──────── Supplied data
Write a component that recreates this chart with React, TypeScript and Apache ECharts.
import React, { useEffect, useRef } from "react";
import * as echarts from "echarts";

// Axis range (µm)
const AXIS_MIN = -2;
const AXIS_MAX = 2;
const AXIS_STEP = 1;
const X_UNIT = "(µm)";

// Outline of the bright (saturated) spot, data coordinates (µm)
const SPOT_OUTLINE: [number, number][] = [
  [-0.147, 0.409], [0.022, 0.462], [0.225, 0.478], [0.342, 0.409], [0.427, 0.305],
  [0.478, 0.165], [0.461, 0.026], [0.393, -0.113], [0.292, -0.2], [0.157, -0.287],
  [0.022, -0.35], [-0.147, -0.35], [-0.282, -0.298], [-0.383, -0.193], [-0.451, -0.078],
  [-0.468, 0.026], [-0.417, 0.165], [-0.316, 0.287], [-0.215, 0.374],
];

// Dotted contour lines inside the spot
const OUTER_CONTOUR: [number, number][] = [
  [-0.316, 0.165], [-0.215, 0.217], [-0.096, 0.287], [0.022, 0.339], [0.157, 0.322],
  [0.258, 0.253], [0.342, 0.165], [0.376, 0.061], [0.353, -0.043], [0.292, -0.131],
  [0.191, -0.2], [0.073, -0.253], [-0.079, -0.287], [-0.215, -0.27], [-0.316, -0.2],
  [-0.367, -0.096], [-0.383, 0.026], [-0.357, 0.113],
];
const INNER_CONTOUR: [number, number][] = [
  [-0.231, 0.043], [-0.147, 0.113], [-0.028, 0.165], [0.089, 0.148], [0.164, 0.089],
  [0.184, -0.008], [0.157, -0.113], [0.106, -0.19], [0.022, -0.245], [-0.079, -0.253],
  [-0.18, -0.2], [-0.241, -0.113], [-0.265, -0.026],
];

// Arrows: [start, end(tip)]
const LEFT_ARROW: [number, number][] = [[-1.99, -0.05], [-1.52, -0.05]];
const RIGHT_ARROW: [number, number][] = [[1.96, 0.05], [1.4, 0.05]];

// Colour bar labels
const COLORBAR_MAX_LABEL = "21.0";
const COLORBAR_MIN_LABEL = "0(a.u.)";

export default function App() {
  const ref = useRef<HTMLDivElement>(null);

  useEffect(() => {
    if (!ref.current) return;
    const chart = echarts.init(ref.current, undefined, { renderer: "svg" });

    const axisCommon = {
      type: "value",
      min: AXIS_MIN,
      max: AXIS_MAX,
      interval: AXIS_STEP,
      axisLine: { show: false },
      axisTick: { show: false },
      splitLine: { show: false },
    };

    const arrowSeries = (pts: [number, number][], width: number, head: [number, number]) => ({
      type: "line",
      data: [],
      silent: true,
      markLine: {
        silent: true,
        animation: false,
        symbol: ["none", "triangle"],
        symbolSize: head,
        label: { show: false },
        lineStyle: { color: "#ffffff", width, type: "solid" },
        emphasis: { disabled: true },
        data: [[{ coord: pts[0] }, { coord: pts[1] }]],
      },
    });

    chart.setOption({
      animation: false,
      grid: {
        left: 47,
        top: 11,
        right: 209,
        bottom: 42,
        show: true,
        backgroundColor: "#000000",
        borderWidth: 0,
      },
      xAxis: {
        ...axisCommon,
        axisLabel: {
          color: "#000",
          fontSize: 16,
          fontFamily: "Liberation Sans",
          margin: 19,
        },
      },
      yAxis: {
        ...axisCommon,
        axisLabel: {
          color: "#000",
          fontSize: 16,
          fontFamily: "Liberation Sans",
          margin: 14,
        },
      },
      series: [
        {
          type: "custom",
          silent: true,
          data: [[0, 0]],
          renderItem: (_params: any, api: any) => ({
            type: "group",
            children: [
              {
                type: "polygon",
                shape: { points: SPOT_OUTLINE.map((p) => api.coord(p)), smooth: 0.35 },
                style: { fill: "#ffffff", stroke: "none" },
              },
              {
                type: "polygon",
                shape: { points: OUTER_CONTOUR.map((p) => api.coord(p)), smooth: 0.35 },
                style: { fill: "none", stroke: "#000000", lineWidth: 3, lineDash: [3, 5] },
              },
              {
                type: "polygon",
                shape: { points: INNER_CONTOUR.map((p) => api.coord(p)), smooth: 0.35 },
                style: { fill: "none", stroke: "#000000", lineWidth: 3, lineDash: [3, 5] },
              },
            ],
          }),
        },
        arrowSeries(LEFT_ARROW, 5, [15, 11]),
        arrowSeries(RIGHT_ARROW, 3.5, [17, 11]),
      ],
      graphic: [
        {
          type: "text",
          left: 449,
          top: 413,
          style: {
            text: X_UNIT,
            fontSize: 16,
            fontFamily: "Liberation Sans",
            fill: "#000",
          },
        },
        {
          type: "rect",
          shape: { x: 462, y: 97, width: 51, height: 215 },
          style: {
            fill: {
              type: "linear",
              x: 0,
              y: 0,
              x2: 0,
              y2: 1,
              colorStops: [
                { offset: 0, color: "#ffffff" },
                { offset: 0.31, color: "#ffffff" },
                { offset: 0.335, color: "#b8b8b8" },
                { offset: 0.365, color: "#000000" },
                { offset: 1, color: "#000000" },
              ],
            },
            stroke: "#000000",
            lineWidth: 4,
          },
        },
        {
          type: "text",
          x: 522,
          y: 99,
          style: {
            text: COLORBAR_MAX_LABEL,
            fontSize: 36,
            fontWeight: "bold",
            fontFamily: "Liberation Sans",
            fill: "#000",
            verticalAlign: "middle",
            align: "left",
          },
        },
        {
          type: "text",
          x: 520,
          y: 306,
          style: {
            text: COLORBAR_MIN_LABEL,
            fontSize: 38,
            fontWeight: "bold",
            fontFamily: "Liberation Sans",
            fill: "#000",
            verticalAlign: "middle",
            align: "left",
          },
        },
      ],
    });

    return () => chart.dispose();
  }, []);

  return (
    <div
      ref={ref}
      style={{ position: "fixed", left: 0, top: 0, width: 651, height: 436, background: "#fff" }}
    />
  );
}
────────────────
Write the data from above out again, exactly.

Write a component that recreates this chart with React, TypeScript and Apache ECharts.
import React, { useEffect, useRef } from "react";
import * as echarts from "echarts";

// Axis range (µm)
const AXIS_MIN = -2;
const AXIS_MAX = 2;
const AXIS_STEP = 1;
const X_UNIT = "(µm)";

// Outline of the bright (saturated) spot, data coordinates (µm)
const SPOT_OUTLINE: [number, number][] = [
  [-0.147, 0.409], [0.022, 0.462], [0.225, 0.478], [0.342, 0.409], [0.427, 0.305],
  [0.478, 0.165], [0.461, 0.026], [0.393, -0.113], [0.292, -0.2], [0.157, -0.287],
  [0.022, -0.35], [-0.147, -0.35], [-0.282, -0.298], [-0.383, -0.193], [-0.451, -0.078],
  [-0.468, 0.026], [-0.417, 0.165], [-0.316, 0.287], [-0.215, 0.374],
];

// Dotted contour lines inside the spot
const OUTER_CONTOUR: [number, number][] = [
  [-0.316, 0.165], [-0.215, 0.217], [-0.096, 0.287], [0.022, 0.339], [0.157, 0.322],
  [0.258, 0.253], [0.342, 0.165], [0.376, 0.061], [0.353, -0.043], [0.292, -0.131],
  [0.191, -0.2], [0.073, -0.253], [-0.079, -0.287], [-0.215, -0.27], [-0.316, -0.2],
  [-0.367, -0.096], [-0.383, 0.026], [-0.357, 0.113],
];
const INNER_CONTOUR: [number, number][] = [
  [-0.231, 0.043], [-0.147, 0.113], [-0.028, 0.165], [0.089, 0.148], [0.164, 0.089],
  [0.184, -0.008], [0.157, -0.113], [0.106, -0.19], [0.022, -0.245], [-0.079, -0.253],
  [-0.18, -0.2], [-0.241, -0.113], [-0.265, -0.026],
];

// Arrows: [start, end(tip)]
const LEFT_ARROW: [number, number][] = [[-1.99, -0.05], [-1.52, -0.05]];
const RIGHT_ARROW: [number, number][] = [[1.96, 0.05], [1.4, 0.05]];

// Colour bar labels
const COLORBAR_MAX_LABEL = "21.0";
const COLORBAR_MIN_LABEL = "0(a.u.)";

export default function App() {
  const ref = useRef<HTMLDivElement>(null);

  useEffect(() => {
    if (!ref.current) return;
    const chart = echarts.init(ref.current, undefined, { renderer: "svg" });

    const axisCommon = {
      type: "value",
      min: AXIS_MIN,
      max: AXIS_MAX,
      interval: AXIS_STEP,
      axisLine: { show: false },
      axisTick: { show: false },
      splitLine: { show: false },
    };

    const arrowSeries = (pts: [number, number][], width: number, head: [number, number]) => ({
      type: "line",
      data: [],
      silent: true,
      markLine: {
        silent: true,
        animation: false,
        symbol: ["none", "triangle"],
        symbolSize: head,
        label: { show: false },
        lineStyle: { color: "#ffffff", width, type: "solid" },
        emphasis: { disabled: true },
        data: [[{ coord: pts[0] }, { coord: pts[1] }]],
      },
    });

    chart.setOption({
      animation: false,
      grid: {
        left: 47,
        top: 11,
        right: 209,
        bottom: 42,
        show: true,
        backgroundColor: "#000000",
        borderWidth: 0,
      },
      xAxis: {
        ...axisCommon,
        axisLabel: {
          color: "#000",
          fontSize: 16,
          fontFamily: "Liberation Sans",
          margin: 19,
        },
      },
      yAxis: {
        ...axisCommon,
        axisLabel: {
          color: "#000",
          fontSize: 16,
          fontFamily: "Liberation Sans",
          margin: 14,
        },
      },
      series: [
        {
          type: "custom",
          silent: true,
          data: [[0, 0]],
          renderItem: (_params: any, api: any) => ({
            type: "group",
            children: [
              {
                type: "polygon",
                shape: { points: SPOT_OUTLINE.map((p) => api.coord(p)), smooth: 0.35 },
                style: { fill: "#ffffff", stroke: "none" },
              },
              {
                type: "polygon",
                shape: { points: OUTER_CONTOUR.map((p) => api.coord(p)), smooth: 0.35 },
                style: { fill: "none", stroke: "#000000", lineWidth: 3, lineDash: [3, 5] },
              },
              {
                type: "polygon",
                shape: { points: INNER_CONTOUR.map((p) => api.coord(p)), smooth: 0.35 },
                style: { fill: "none", stroke: "#000000", lineWidth: 3, lineDash: [3, 5] },
              },
            ],
          }),
        },
        arrowSeries(LEFT_ARROW, 5, [15, 11]),
        arrowSeries(RIGHT_ARROW, 3.5, [17, 11]),
      ],
      graphic: [
        {
          type: "text",
          left: 449,
          top: 413,
          style: {
            text: X_UNIT,
            fontSize: 16,
            fontFamily: "Liberation Sans",
            fill: "#000",
          },
        },
        {
          type: "rect",
          shape: { x: 462, y: 97, width: 51, height: 215 },
          style: {
            fill: {
              type: "linear",
              x: 0,
              y: 0,
              x2: 0,
              y2: 1,
              colorStops: [
                { offset: 0, color: "#ffffff" },
                { offset: 0.31, color: "#ffffff" },
                { offset: 0.335, color: "#b8b8b8" },
                { offset: 0.365, color: "#000000" },
                { offset: 1, color: "#000000" },
              ],
            },
            stroke: "#000000",
            lineWidth: 4,
          },
        },
        {
          type: "text",
          x: 522,
          y: 99,
          style: {
            text: COLORBAR_MAX_LABEL,
            fontSize: 36,
            fontWeight: "bold",
            fontFamily: "Liberation Sans",
            fill: "#000",
            verticalAlign: "middle",
            align: "left",
          },
        },
        {
          type: "text",
          x: 520,
          y: 306,
          style: {
            text: COLORBAR_MIN_LABEL,
            fontSize: 38,
            fontWeight: "bold",
            fontFamily: "Liberation Sans",
            fill: "#000",
            verticalAlign: "middle",
            align: "left",
          },
        },
      ],
    });

    return () => chart.dispose();
  }, []);

  return (
    <div
      ref={ref}
      style={{ position: "fixed", left: 0, top: 0, width: 651, height: 436, background: "#fff" }}
    />
  );
}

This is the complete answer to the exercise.